Complex Transactions: If you need multi-record ACID transactions, use PostgreSQL or similar.
Unpredictable Query Patterns: If you need ad-hoc analytics across arbitrary dimensions, consider ClickHouse or BigQuery.
Small Scale: If you're handling < 1000 QPS, the operational overhead isn't worth it. Use PostgreSQL or managed cloud databases.
Heavy Analytics Workloads: For data warehousing with complex aggregations, specialized analytics databases perform better.

The Bottom Line

ScyllaDB isn't just incrementally better than existing wide-column databases—it's categorically different. It excels when you need:
  • Massive scale (millions of operations per second)
  • Predictable access patterns (key-based or range queries)
  • Consistent low latency (single-digit milliseconds)

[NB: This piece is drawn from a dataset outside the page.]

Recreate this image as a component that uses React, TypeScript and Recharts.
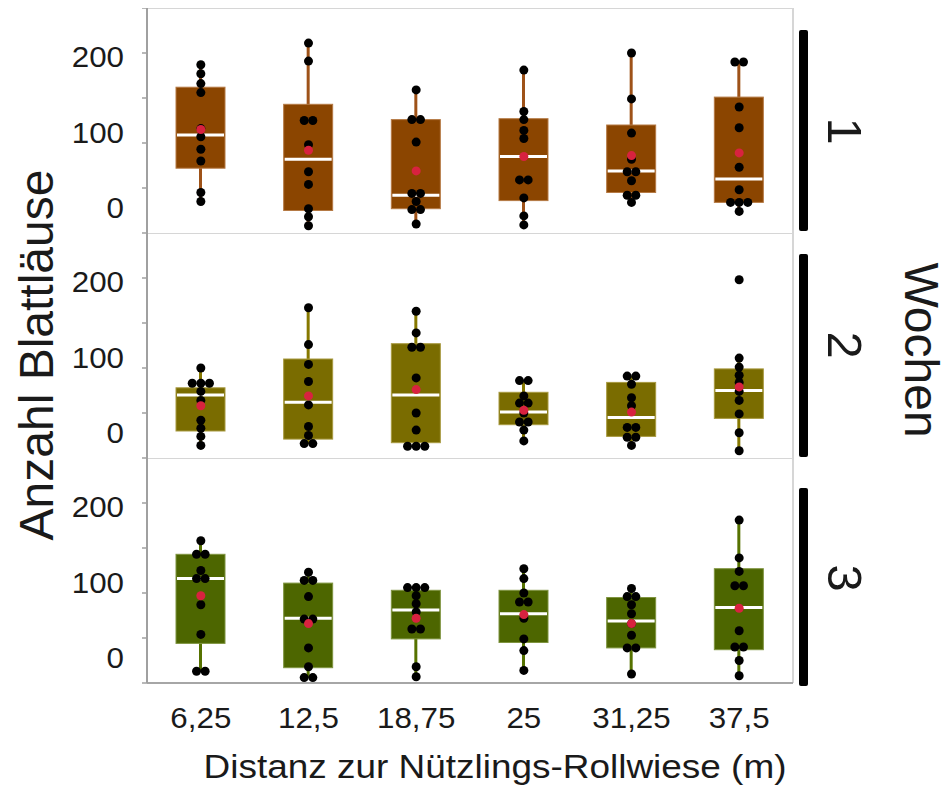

  • Cost efficiency at scale
  • Operational simplicity compared to Cassandra
If you're building time-series systems, real-time analytics platforms, high-scale web applications, or any system where database performance directly impacts user experience, ScyllaDB deserves serious evaluation. The migration path is straightforward, the performance gains are immediate, and the operational benefits compound over time.
The question isn't whether ScyllaDB is impressive—it's whether your specific use case aligns with its strengths as a wide-column store optimized for predictable, high-throughput workloads.